Written problem: Starting with the first line of the data below, copy each line up to and including the one containing "W, H = 1279, 810". Pictures stay out.

═════ Source data

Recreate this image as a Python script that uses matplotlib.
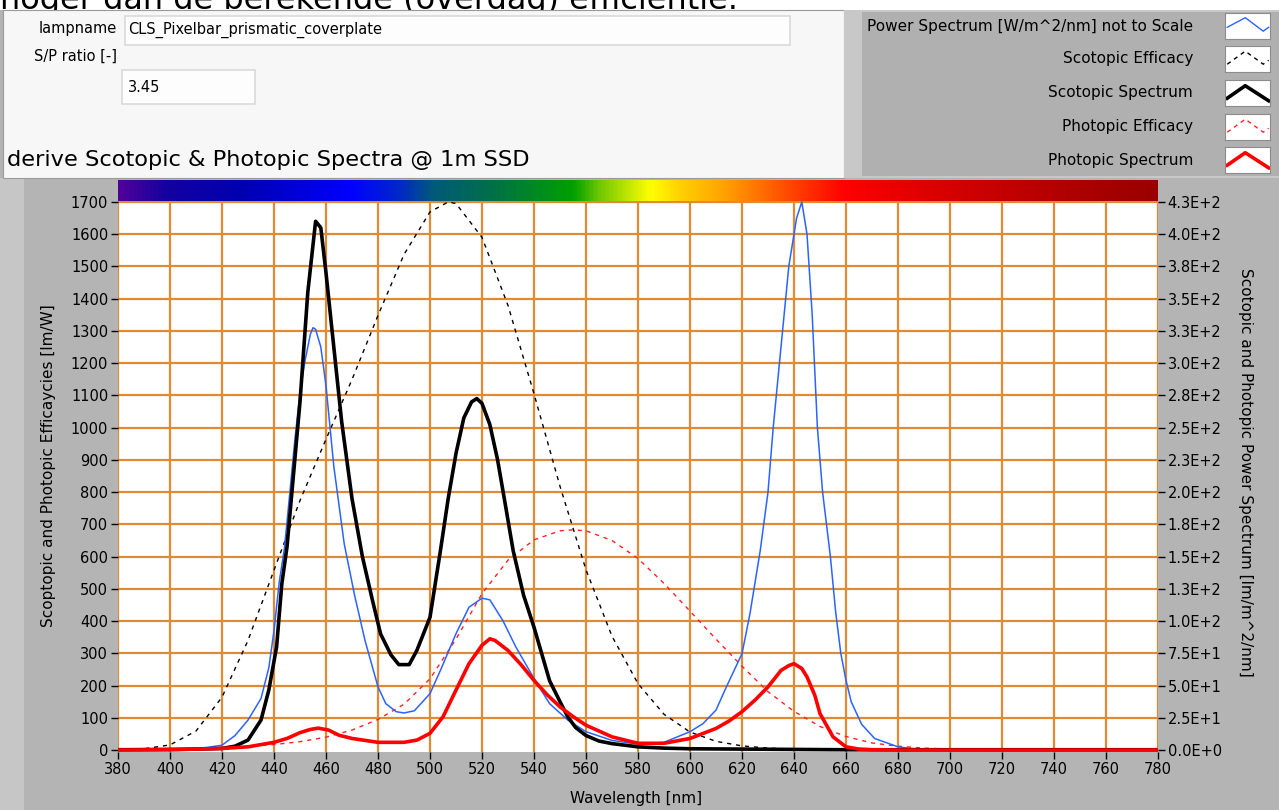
import matplotlib
matplotlib.use("Agg")
import matplotlib.pyplot as plt
from matplotlib.patches import Rectangle
from matplotlib.colors import LinearSegmentedColormap
from matplotlib.ticker import FuncFormatter
from decimal import Decimal, ROUND_HALF_UP
import numpy as np

W, H = 1279, 810

# ---------------- data ----------------
wl_power = [380, 390, 400, 410, 415, 420, 425, 430, 435, 438, 440, 442, 444, 446, 448, 450,
            452, 454, 455, 456, 458, 460, 463, 467, 471, 475, 480, 483, 487, 490, 494, 500,
            504, 510, 515, 520, 523, 528, 533, 540, 546, 553, 560, 570, 580, 590, 600, 605,
            610, 614, 620, 623, 627, 630, 632, 635, 638, 641, 643, 645, 647, 649, 651, 654,
            656, 658, 660, 662, 666, 671, 680, 685, 690, 700, 780]
power = [2, 2, 3, 5, 9, 15, 45, 93, 160, 255, 370, 520, 625, 790, 960, 1110,
         1210, 1290, 1310, 1305, 1250, 1130, 880, 640, 480, 340, 196, 144, 119, 115, 122, 175,
         247, 361, 443, 471, 466, 402, 320, 222, 144, 93, 57, 30, 18, 24, 57, 82,
         124, 196, 299, 420, 618, 800, 1000, 1250, 1500, 1650, 1700, 1600, 1350, 1000, 800, 600,
         430, 300, 216, 150, 80, 36, 10, 5, 3, 1, 1]

wl_scot = [380, 400, 410, 420, 425, 430, 435, 438, 441, 443, 445, 448, 450, 453, 456, 458,
           460, 463, 466, 470, 474, 478, 481, 485, 488, 492, 495, 500, 504, 507, 510, 513,
           516, 518, 520, 523, 526, 529, 532, 536, 540, 546, 550, 553, 556, 560, 565, 570,
           580, 590, 600, 620, 640, 660, 700, 780]
scot_spec = [1, 2, 3, 5, 12, 31, 93, 186, 320, 515, 630, 900, 1080, 1420, 1640, 1620,
             1480, 1250, 1020, 780, 600, 460, 360, 295, 265, 265, 310, 412, 618, 780, 920, 1030,
             1080, 1090, 1075, 1010, 900, 760, 618, 480, 381, 215, 150, 103, 70, 45, 28, 20,
             10, 6, 4, 3, 2, 1, 1, 1]

wl_phot = [380, 400, 420, 430, 440, 445, 450, 454, 457, 461, 465, 470, 475, 480, 490, 495,
           500, 505, 510, 515, 520, 523, 525, 530, 535, 540, 545, 550, 555, 560, 570, 580,
           590, 600, 610, 615, 620, 625, 630, 635, 638, 640, 643, 645, 648, 650, 653, 655,
           660, 665, 670, 680, 780]
phot_spec = [0, 1, 5, 10, 24, 36, 54, 64, 68, 62, 46, 36, 30, 24, 24, 31,
             52, 103, 186, 268, 325, 345, 340, 309, 265, 216, 172, 134, 104, 77, 41, 21,
             21, 36, 67, 90, 119, 155, 196, 247, 262, 268, 253, 227, 170, 113, 70, 41,
             10, 3, 1, 0, 0]

wl_scot_eff = [380, 390, 400, 410, 420, 430, 440, 450, 460, 470, 480, 490, 500, 507, 510, 520,
               530, 540, 550, 560, 570, 580, 590, 600, 610, 620, 630, 640, 650, 660, 680, 700, 780]
scot_eff = [1, 4, 16, 59, 164, 340, 558, 774, 964, 1149, 1348, 1537, 1669, 1700, 1695, 1590,
            1379, 1105, 818, 559, 353, 206, 111, 56, 27, 13, 6, 3, 1, 1, 0, 0, 0]

wl_phot_eff = [380, 390, 400, 410, 420, 430, 440, 450, 460, 470, 480, 490, 500, 510, 520, 530,
               540, 550, 555, 560, 570, 580, 590, 600, 610, 620, 630, 640, 650, 660, 670, 680,
               690, 700, 720, 780]
phot_eff = [0, 0, 1, 3, 8, 12, 17, 26, 40, 62, 95, 142, 221, 344, 485, 589,
            652, 680, 683, 680, 650, 594, 517, 431, 344, 260, 181, 120, 73, 42, 22, 12,
            6, 3, 1, 0]

x_ticks = list(range(380, 781, 20))
left_ticks = list(range(0, 1701, 100))
right_ticks = list(range(0, 426, 25))

legend_labels = ["Power Spectrum [W/m^2/nm] not to Scale", "Scotopic Efficacy",
                 "Scotopic Spectrum", "Photopic Efficacy", "Photopic Spectrum"]

lampname = "CLS_Pixelbar_prismatic_coverplate"
sp_ratio = "3.45"

# ---------------- helpers ----------------
def fx(x):
    return x / W

def fy(y):
    return 1 - y / H

def frect(fig, x0, y0, x1, y1, color, z=0, ec="none", lw=0):
    fig.patches.append(Rectangle((fx(x0), fy(y1)), fx(x1 - x0), (y1 - y0) / H,
                                 transform=fig.transFigure, facecolor=color,
                                 edgecolor=ec, linewidth=lw, zorder=z))

def right_fmt(v, pos):
    if v <= 0:
        return "0.0E+0"
    e = int(np.floor(np.log10(v)))
    m = Decimal(str(round(v / 10 ** e, 6))).quantize(Decimal("0.1"), rounding=ROUND_HALF_UP)
    return f"{m}E+{e}"

# ---------------- figure ----------------
fig = plt.figure(figsize=(W / 100, H / 100), dpi=100)
fig.patch.set_facecolor("white")

# text of the page above the screenshot, cut off by the top edge
fig.text(fx(0), fy(9), "hoger dan de berekende (overdag) efficientie.", fontsize=23,
         va="baseline", ha="left", zorder=0)
frect(fig, 0, 10, W, H, "#b4b4b4", z=0.5)
frect(fig, 0, 178, 24, H, "#c6c6c6", z=0.6)

# top-left panel
frect(fig, 3, 10, 844, 178, "#f7f7f7", z=1, ec="#9a9a9a", lw=0.8)
frect(fig, 125, 16, 790, 45, "#fdfdfd", z=2, ec="#dadada", lw=1.2)
frect(fig, 122, 70, 255, 104, "#fdfdfd", z=2, ec="#dadada", lw=1.2)
fig.text(fx(117), fy(29), "lampname", fontsize=10.5, ha="right", va="center", zorder=3)
fig.text(fx(128), fy(30), lampname, fontsize=10.5, ha="left", va="center", zorder=3)
fig.text(fx(117), fy(56), "S/P ratio [-]", fontsize=10.5, ha="right", va="center", zorder=3)
fig.text(fx(128), fy(88), sp_ratio, fontsize=10.5, ha="left", va="center", zorder=3)
fig.text(fx(7), fy(160), "derive Scotopic & Photopic Spectra @ 1m SSD", fontsize=16.2,
         ha="left", va="center", zorder=3)

# legend panel
frect(fig, 844, 10, W, 178, "#c8c8c8", z=1)
frect(fig, 862, 12, W, 176, "#b0b0b0", z=1.1)

styles = [
    dict(color="#2b63ff", lw=1.0, ls="-"),
    dict(color="black", lw=1.0, ls=(0, (3, 3))),
    dict(color="black", lw=2.6, ls="-"),
    dict(color="#ff2020", lw=1.0, ls=(0, (3, 3))),
    dict(color="#ff0000", lw=2.6, ls="-"),
]
shapes = [
    ([0.05, 0.45, 0.85, 0.97], [0.45, 0.82, 0.3, 0.45]),
    ([0.05, 0.45, 0.85, 0.97], [0.3, 0.8, 0.3, 0.45]),
    ([0.05, 0.45, 0.97], [0.3, 0.78, 0.2]),
    ([0.05, 0.45, 0.85, 0.97], [0.3, 0.8, 0.3, 0.45]),
    ([0.05, 0.45, 0.97], [0.3, 0.78, 0.2]),
]
row_y = [26, 59, 93, 127, 160]
for lab, st, shp, ry in zip(legend_labels, styles, shapes, row_y):
    fig.text(fx(1193), fy(ry), lab, fontsize=11, ha="right", va="center", zorder=3)
    sax = fig.add_axes([fx(1225), fy(ry + 13), fx(45), 26 / H])
    sax.set_zorder(5)
    sax.set_facecolor("white")
    sax.set_xlim(0, 1)
    sax.set_ylim(0, 1)
    sax.set_xticks([])
    sax.set_yticks([])
    for s in sax.spines.values():
        s.set_color("#8c8c8c")
        s.set_linewidth(0.8)
    sax.plot(shp[0], shp[1], color=st["color"], lw=st["lw"], ls=st["ls"])

# ---------------- main plot ----------------
ax = fig.add_axes([fx(118), fy(752), fx(1158 - 118), (752 - 180) / H])
ax.set_zorder(2)
ax.set_facecolor("white")

grid_c = "#e08a35"
for xv in x_ticks:
    ax.axvline(xv, color=grid_c, lw=1.6, zorder=1)
for yv in left_ticks[1:]:
    ax.axhline(yv, color=grid_c, lw=1.6, zorder=1)

ax.plot(wl_scot_eff, scot_eff, color="black", lw=1.0, ls=(0, (3, 3.5)), zorder=3)
ax.plot(wl_phot_eff, phot_eff, color="#ff2020", lw=1.0, ls=(0, (3, 3.5)), zorder=3)
ax.plot(wl_power, power, color="#2b63ff", lw=1.1, zorder=4)
ax.plot(wl_scot, scot_spec, color="black", lw=2.6, zorder=5)
ax.plot(wl_phot, phot_spec, color="#ff0000", lw=2.6, zorder=6)

# spectrum colour bar along the top of the graph
rb_stops = [(0.0, "#50009a"), (0.045, "#1400a0"), (0.117, "#0000b0"), (0.223, "#0000ff"),
            (0.27, "#0028c8"), (0.303, "#005a78"), (0.36, "#007048"), (0.4375, "#00a000"),
            (0.463, "#70c800"), (0.512, "#ffff00"), (0.54, "#ffd200"), (0.585, "#ffa000"),
            (0.64, "#ff5000"), (0.699, "#ff0000"), (0.795, "#d80000"), (0.887, "#b80000"),
            (0.971, "#a00000"), (1.0, "#9a0000")]
rb = LinearSegmentedColormap.from_list("rb", rb_stops)
ax.imshow(np.linspace(0, 1, 512)[None, :], cmap=rb, aspect="auto",
          extent=(380, 780, 1702, 1768), zorder=10, interpolation="bilinear")
ax.set_xlim(380, 780)
ax.set_ylim(-6, 1768)

for s in ax.spines.values():
    s.set_visible(False)

ax.set_xticks(x_ticks)
ax.set_yticks(left_ticks)
ax.tick_params(axis="both", direction="out", length=5, width=1, color="black",
               labelsize=10.5, pad=2)

ax2 = ax.secondary_yaxis("right", functions=(lambda y: y / 4, lambda y: y * 4))
ax2.set_yticks(right_ticks)
ax2.yaxis.set_major_formatter(FuncFormatter(right_fmt))
ax2.tick_params(direction="out", length=5, width=1, labelsize=10.5, pad=2)
ax2.spines["right"].set_visible(False)

fig.text(fx(636), fy(798), "Wavelength [nm]", fontsize=11, ha="center", va="center", zorder=3)
fig.text(fx(48), fy(466), "Scoptopic and Photopic Efficaycies [lm/W]", fontsize=11,
         rotation=90, ha="center", va="center", zorder=3)
fig.text(fx(1245), fy(472), "Scotopic and Photopic Power Spectrum [lm/m^2/nm]", fontsize=11,
         rotation=270, ha="center", va="center", zorder=3)

fig.savefig("out.png", dpi=100, facecolor=fig.get_facecolor())
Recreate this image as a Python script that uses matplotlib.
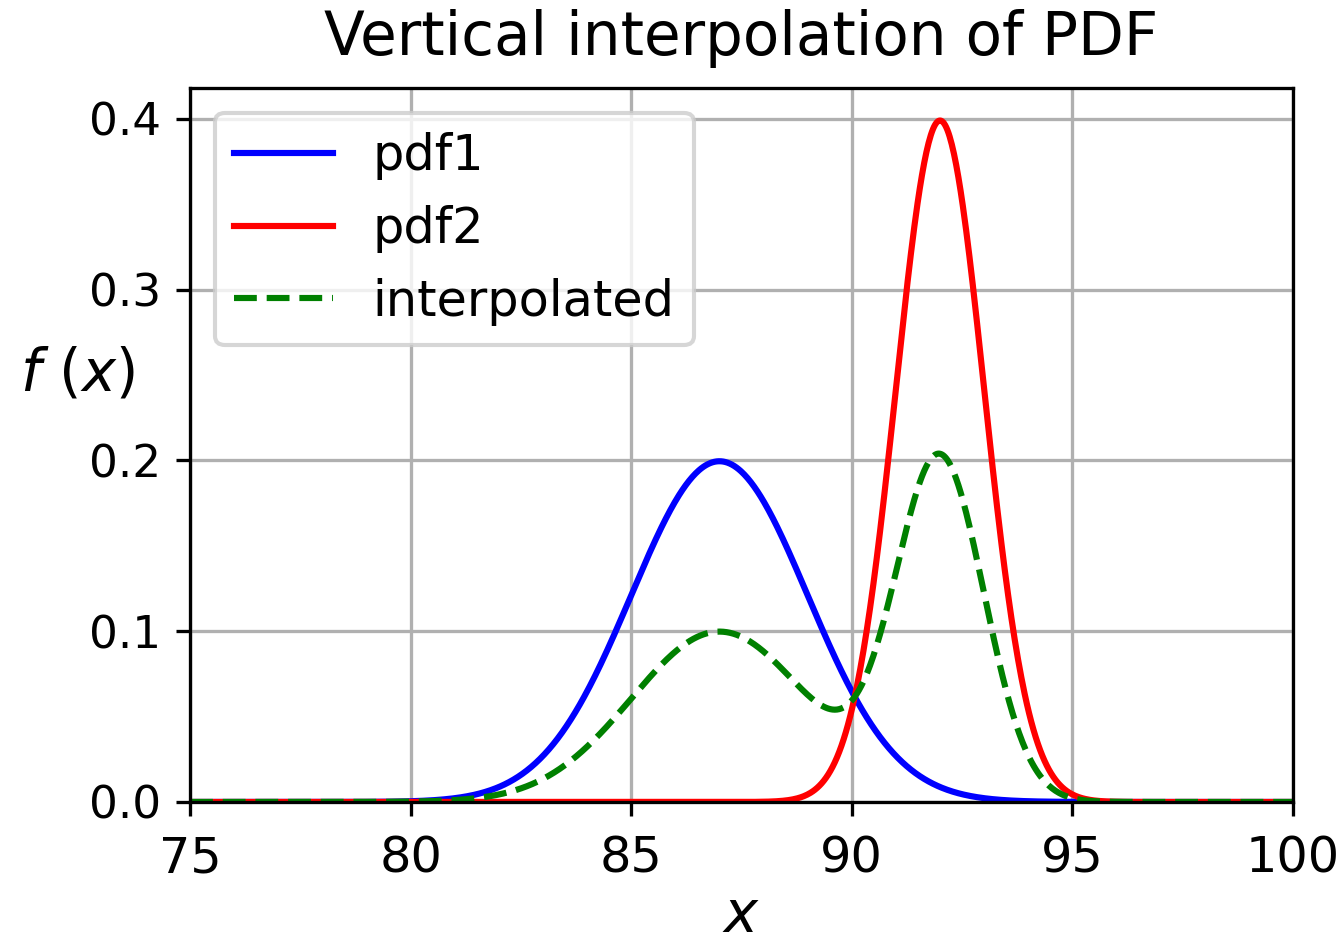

══════════

Completed exercise:
Recreate this image as a Python script that uses matplotlib.
import matplotlib
matplotlib.use("Agg")
import matplotlib.pyplot as plt
from matplotlib.patches import Rectangle
from matplotlib.colors import LinearSegmentedColormap
from matplotlib.ticker import FuncFormatter
from decimal import Decimal, ROUND_HALF_UP
import numpy as np

W, H = 1279, 810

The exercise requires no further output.